Data shown:
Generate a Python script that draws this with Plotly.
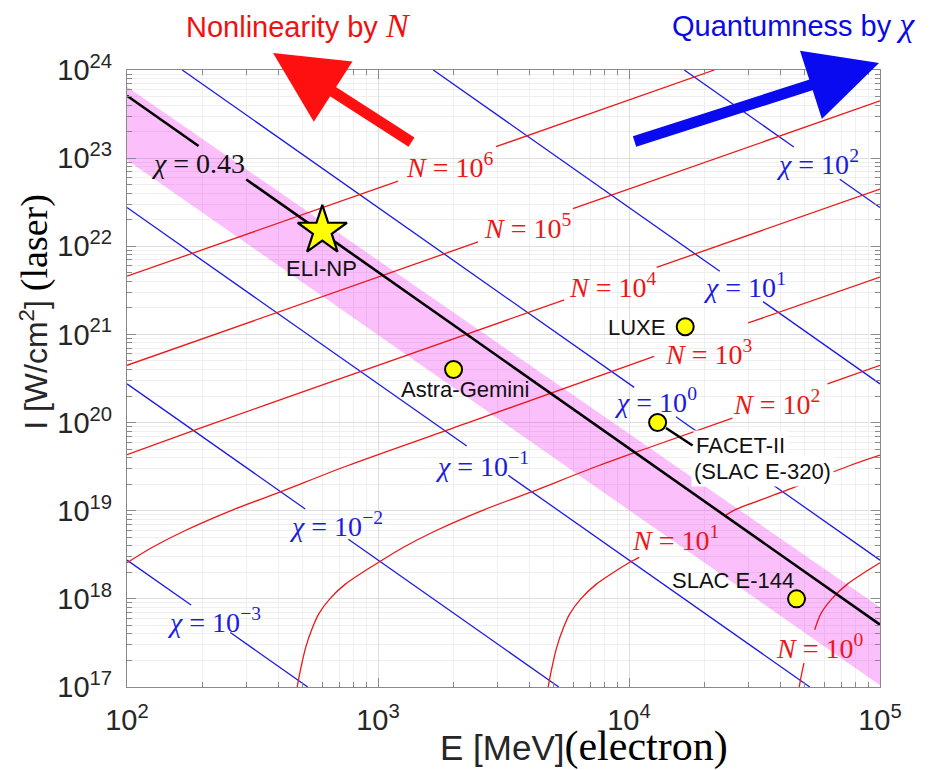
import math
import plotly.graph_objects as go

# ---------------- tick labels ----------------
x_tick_vals = [1e2, 1e3, 1e4, 1e5]
x_tick_text = ["10<sup>2</sup>", "10<sup>3</sup>", "10<sup>4</sup>", "10<sup>5</sup>"]
y_tick_vals = [1e17, 1e18, 1e19, 1e20, 1e21, 1e22, 1e23, 1e24]
y_tick_text = ["10<sup>17</sup>", "10<sup>18</sup>", "10<sup>19</sup>", "10<sup>20</sup>",
               "10<sup>21</sup>", "10<sup>22</sup>", "10<sup>23</sup>", "10<sup>24</sup>"]
x_minor = [float(m) * 10.0 ** k for k in (2, 3, 4) for m in range(2, 10)]
y_minor = [float(m) * 10.0 ** k for k in range(17, 24) for m in range(2, 10)]

# ---------------- chi = const lines (blue), None = gap for label ----------------
chi_m3_E = [100, 180, None, 258, 525]
chi_m3_I = [2.75e18, 8.51e17, None, 4.15e17, 1.0e17]
chi_m2_E = [100, 513, None, 762, 5250]
chi_m2_I = [2.75e20, 1.047e19, None, 4.74e18, 1.0e17]
chi_m1_E = [100, 2257, None, 3304, 52500]
chi_m1_I = [2.75e22, 5.41e19, None, 2.52e19, 1.0e17]
chi_0_E = [166, 10490, None, 15370, 1e5]
chi_0_I = [1e24, 2.506e20, None, 1.167e20, 2.75e18]
chi_1_E = [1660, 23010, None, 34200, 1e5]
chi_1_I = [1e24, 5.20e21, None, 2.355e21, 2.75e20]
chi_2_E = [16600, 45350, None, 69120, 1e5]
chi_2_I = [1e24, 1.340e23, None, 5.768e22, 2.75e22]

chi_label_text = ["<i>χ</i> = 10<sup>−3</sup>", "<i>χ</i> = 10<sup>−2</sup>",
                  "<i>χ</i> = 10<sup>−1</sup>", "<i>χ</i> = 10<sup>0</sup>",
                  "<i>χ</i> = 10<sup>1</sup>", "<i>χ</i> = 10<sup>2</sup>"]
chi_label_E = [223, 681, 2594, 12790, 28910, 56230]
chi_label_I = [5.72e17, 7.03e18, 3.37e19, 1.795e20, 3.63e21, 9.04e22]

# ---------------- chi = 0.43 line (black) and band ----------------
chi043_E = [100, 192.8, None, 298.5, 1e5]
chi043_I = [5.105e23, 1.374e23, None, 5.728e22, 5.105e17]
chi043_label_E = 192.3
chi043_label_I = 8.69e22
band_E = [100, 1e5, 1e5, 100]
band_I = [6.457e23, 8.035e17, 1.047e17, 9.55e22]

# ---------------- N = const lines (red) ----------------
N6_E = [100, 1202, None, 2951, 21880]
N6_I = [4.571e21, 5.495e22, None, 1.349e23, 1e24]
N5_E = [100, 2503, None, 5980, 1e5]
N5_I = [4.467e20, 1.119e22, None, 2.673e22, 4.467e23]
N4_E = [100, 199.5, 501.2, 5521, None, 12880, 1e5]
N4_I = [4.325e19, 8.81e19, 2.228e20, 2.466e21, None, 5.754e21, 4.467e22]
N3_E = [100, 125.3, 169.0, 264.2, 405.5, 755.1, 2244, 12590, None, 29850, 1e5]
N3_I = [2.570e18, 3.802e18, 5.888e18, 1.023e19, 1.622e19, 3.236e19, 9.772e19, 5.623e20,
        None, 1.349e21, 4.467e21]
N2_E = [476.4, 489.8, 515.2, 549.5, 580.8, 642.7, 743.0, 867.0, 1000, 1253, 1690, 2642,
        4055, 7551, 12110, 25820, None, 61800, 1e5]
N2_I = [1e17, 1.514e17, 2.818e17, 4.786e17, 6.761e17, 1e18, 1.479e18, 1.995e18, 2.570e18,
        3.802e18, 5.888e18, 1.023e19, 1.622e19, 3.236e19, 5.248e19, 1.122e20, None,
        2.754e20, 4.467e20]
N1_E = [4764, 4898, 5152, 5495, 5808, 6427, 7430, 8670, 10000, 10990, None, 24320, 26420,
        40550, 75510, 1e5]
N1_I = [1e17, 1.514e17, 2.818e17, 4.786e17, 6.761e17, 1e18, 1.479e18, 1.995e18, 2.570e18,
        2.951e18, None, 8.913e18, 1.023e19, 1.622e19, 3.236e19, 4.266e19]
N0_E = [47640, 48980, 49770, None, 54950, 58080, 64270, 74300, 86700, 1e5]
N0_I = [1e17, 1.514e17, 1.862e17, None, 4.467e17, 6.761e17, 1e18, 1.479e18, 1.995e18, 2.570e18]

N_label_text = ["<i>N</i> = 10<sup>6</sup>", "<i>N</i> = 10<sup>5</sup>",
                "<i>N</i> = 10<sup>4</sup>", "<i>N</i> = 10<sup>3</sup>",
                "<i>N</i> = 10<sup>2</sup>", "<i>N</i> = 10<sup>1</sup>",
                "<i>N</i> = 10<sup>0</sup>"]
N_label_E = [1919, 3923, 8603, 20800, 38800, 15370, 57540]
N_label_I = [8.356e22, 1.694e22, 3.631e21, 6.295e20, 1.704e20, 4.875e18, 2.897e17]

# ---------------- experiments ----------------
eli_E = [600]
eli_I = [1.5e22]
exp_E = [2000, 16750, 13000, 46500]
exp_I = [4.0e20, 1.22e21, 1.0e20, 1.0e18]

# label anchors for experiment names
eli_label = ("ELI-NP", 597, 5.585e21)
astra_label = ("Astra-Gemini", 2223, 2.393e20)
luxe_label = ("LUXE", 10740, 1.211e21)
e144_label = ("SLAC E-144", 25940, 1.626e18)
e320_label = ("(SLAC E-320)", 17640, 2.805e19)

BLUE = "rgb(28,28,225)"
RED = "rgb(236,24,24)"
SERIF = "Liberation Serif, Times New Roman, serif"
SANS = "Liberation Sans, Arial, sans-serif"

fig = go.Figure()

fig.add_trace(go.Scatter(x=band_E, y=band_I, mode="lines", fill="toself",
                         fillcolor="rgba(240,0,240,0.25)", line=dict(width=0),
                         hoverinfo="skip"))

for ex, iy in [(chi_m3_E, chi_m3_I), (chi_m2_E, chi_m2_I), (chi_m1_E, chi_m1_I),
               (chi_0_E, chi_0_I), (chi_1_E, chi_1_I), (chi_2_E, chi_2_I)]:
    fig.add_trace(go.Scatter(x=ex, y=iy, mode="lines", line=dict(color=BLUE, width=1.3),
                             connectgaps=False, hoverinfo="skip"))

for ex, iy in [(N6_E, N6_I), (N5_E, N5_I), (N4_E, N4_I), (N3_E, N3_I),
               (N2_E, N2_I), (N1_E, N1_I), (N0_E, N0_I)]:
    fig.add_trace(go.Scatter(x=ex, y=iy, mode="lines",
                             line=dict(color=RED, width=1.3, shape="spline", smoothing=0.8),
                             connectgaps=False, hoverinfo="skip"))

fig.add_trace(go.Scatter(x=chi043_E, y=chi043_I, mode="lines",
                         line=dict(color="black", width=2.6), connectgaps=False,
                         hoverinfo="skip"))

fig.add_trace(go.Scatter(x=exp_E, y=exp_I, mode="markers",
                         marker=dict(symbol="circle", size=17, color="#FFFF00",
                                     line=dict(color="black", width=2))))
fig.add_trace(go.Scatter(x=eli_E, y=eli_I, mode="markers",
                         marker=dict(symbol="star", size=37, color="#FFFF00",
                                     line=dict(color="black", width=2.2))))

ann = []
for t, e, i in zip(chi_label_text, chi_label_E, chi_label_I):
    ann.append(dict(x=math.log10(e), y=math.log10(i), text=t, showarrow=False,
                    font=dict(family=SERIF, size=28, color=BLUE)))
for t, e, i in zip(N_label_text, N_label_E, N_label_I):
    ann.append(dict(x=math.log10(e), y=math.log10(i), text=t, showarrow=False,
                    font=dict(family=SERIF, size=28, color=RED)))
ann.append(dict(x=math.log10(chi043_label_E), y=math.log10(chi043_label_I),
                text="<i>χ</i> = 0.43", showarrow=False,
                font=dict(family=SERIF, size=28, color="#111111")))

for t, e, i in [eli_label, astra_label, luxe_label, e144_label]:
    ann.append(dict(x=math.log10(e), y=math.log10(i), text=t, showarrow=False,
                    font=dict(family=SANS, size=22, color="#111111")))
ann.append(dict(x=math.log10(exp_E[2]), y=math.log10(exp_I[2]), text="FACET-II",
                showarrow=True, ax=35, ay=23, axref="pixel", ayref="pixel",
                xanchor="left", yanchor="middle", arrowhead=0, arrowwidth=2.5,
                arrowcolor="black", standoff=10, bgcolor="white", borderpad=2,
                font=dict(family=SANS, size=22, color="#111111")))
ann.append(dict(x=math.log10(e320_label[1]), y=math.log10(e320_label[2]),
                text=e320_label[0], showarrow=False, xanchor="left", yanchor="middle",
                bgcolor="white", borderpad=2,
                font=dict(family=SANS, size=22, color="#111111")))

# direction arrows and captions
ann.append(dict(x=0.1939, y=1.0276, xref="paper", yref="paper", ax=140, ay=90,
                axref="pixel", ayref="pixel", text="", showarrow=True, arrowhead=2,
                arrowsize=1.3, arrowwidth=11, arrowcolor="#FF1010"))
ann.append(dict(x=0.9987, y=1.0113, xref="paper", yref="paper", ax=-246, ay=79,
                axref="pixel", ayref="pixel", text="", showarrow=True, arrowhead=2,
                arrowsize=1.3, arrowwidth=11, arrowcolor="#0A0AF0"))
ann.append(dict(x=0.2278, y=1.0715, xref="paper", yref="paper", showarrow=False,
                xanchor="center", yanchor="middle",
                text='Nonlinearity by <span style="font-family:Liberation Serif;font-size:34px"><i>N</i></span>',
                font=dict(family=SANS, size=29, color="#F01010")))
ann.append(dict(x=0.885, y=1.0730, xref="paper", yref="paper", showarrow=False,
                xanchor="center", yanchor="middle",
                text='Quantumness by <span style="font-family:Liberation Serif;font-size:34px"><i>χ</i></span>',
                font=dict(family=SANS, size=29, color="#0A0AE6")))

# axis titles
ann.append(dict(x=0.607, y=-0.0965, xref="paper", yref="paper", showarrow=False,
                xanchor="center", yanchor="middle",
                text='E [MeV]<span style="font-family:Liberation Serif;font-size:42px;fill:#000">(electron)</span>',
                font=dict(family=SANS, size=35, color="#262626")))
ann.append(dict(x=-0.1222, y=0.608, xref="paper", yref="paper", showarrow=False,
                xanchor="center", yanchor="middle", textangle=-90,
                text='I [W/cm<sup>2</sup>]&nbsp;<span style="font-family:Liberation Serif;font-size:38px;fill:#000">(laser)</span>',
                font=dict(family=SANS, size=32, color="#262626")))

axis_common = dict(type="log", showline=True, linecolor="#8a8a8a", linewidth=1.2,
                   mirror="allticks", ticks="inside", ticklen=9, tickwidth=1,
                   tickcolor="#8a8a8a", showgrid=True, gridcolor="#dedede", gridwidth=1,
                   zeroline=False, tickmode="array",
                   tickfont=dict(family=SANS, size=29, color="#262626"))

fig.update_xaxes(range=[2, 5], tickvals=x_tick_vals, ticktext=x_tick_text,
                 ticklabelstandoff=7,
                 minor=dict(tickmode="array", tickvals=x_minor, ticks="inside", ticklen=5,
                            tickcolor="#8a8a8a", showgrid=True, gridcolor="#efefef"),
                 **axis_common)
fig.update_yaxes(range=[17, 24], tickvals=y_tick_vals, ticktext=y_tick_text,
                 ticklabelstandoff=8,
                 minor=dict(tickmode="array", tickvals=y_minor, ticks="inside", ticklen=5,
                            tickcolor="#8a8a8a", showgrid=True, gridcolor="#efefef"),
                 **axis_common)

# the page body adds an 8 px offset, so the figure is 8 px smaller in each direction
fig.update_layout(width=924, height=762, margin=dict(l=119, r=52, t=62, b=83),
                  paper_bgcolor="white", plot_bgcolor="white", showlegend=False,
                  font=dict(family=SANS, size=26, color="#262626"),
                  annotations=ann)

fig.write_html("out.html")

Set problem:
Return nothing but the lines running from the start of the data to the line with "band_I = [6.457e23, 8.035e17, 1.047e17, 9.55e22]", please, both ends included and no pictures.

Reply to the exercise:
Generate a Python script that draws this with Plotly.
import math
import plotly.graph_objects as go

# ---------------- tick labels ----------------
x_tick_vals = [1e2, 1e3, 1e4, 1e5]
x_tick_text = ["10<sup>2</sup>", "10<sup>3</sup>", "10<sup>4</sup>", "10<sup>5</sup>"]
y_tick_vals = [1e17, 1e18, 1e19, 1e20, 1e21, 1e22, 1e23, 1e24]
y_tick_text = ["10<sup>17</sup>", "10<sup>18</sup>", "10<sup>19</sup>", "10<sup>20</sup>",
               "10<sup>21</sup>", "10<sup>22</sup>", "10<sup>23</sup>", "10<sup>24</sup>"]
x_minor = [float(m) * 10.0 ** k for k in (2, 3, 4) for m in range(2, 10)]
y_minor = [float(m) * 10.0 ** k for k in range(17, 24) for m in range(2, 10)]

# ---------------- chi = const lines (blue), None = gap for label ----------------
chi_m3_E = [100, 180, None, 258, 525]
chi_m3_I = [2.75e18, 8.51e17, None, 4.15e17, 1.0e17]
chi_m2_E = [100, 513, None, 762, 5250]
chi_m2_I = [2.75e20, 1.047e19, None, 4.74e18, 1.0e17]
chi_m1_E = [100, 2257, None, 3304, 52500]
chi_m1_I = [2.75e22, 5.41e19, None, 2.52e19, 1.0e17]
chi_0_E = [166, 10490, None, 15370, 1e5]
chi_0_I = [1e24, 2.506e20, None, 1.167e20, 2.75e18]
chi_1_E = [1660, 23010, None, 34200, 1e5]
chi_1_I = [1e24, 5.20e21, None, 2.355e21, 2.75e20]
chi_2_E = [16600, 45350, None, 69120, 1e5]
chi_2_I = [1e24, 1.340e23, None, 5.768e22, 2.75e22]

chi_label_text = ["<i>χ</i> = 10<sup>−3</sup>", "<i>χ</i> = 10<sup>−2</sup>",
                  "<i>χ</i> = 10<sup>−1</sup>", "<i>χ</i> = 10<sup>0</sup>",
                  "<i>χ</i> = 10<sup>1</sup>", "<i>χ</i> = 10<sup>2</sup>"]
chi_label_E = [223, 681, 2594, 12790, 28910, 56230]
chi_label_I = [5.72e17, 7.03e18, 3.37e19, 1.795e20, 3.63e21, 9.04e22]

# ---------------- chi = 0.43 line (black) and band ----------------
chi043_E = [100, 192.8, None, 298.5, 1e5]
chi043_I = [5.105e23, 1.374e23, None, 5.728e22, 5.105e17]
chi043_label_E = 192.3
chi043_label_I = 8.69e22
band_E = [100, 1e5, 1e5, 100]
band_I = [6.457e23, 8.035e17, 1.047e17, 9.55e22]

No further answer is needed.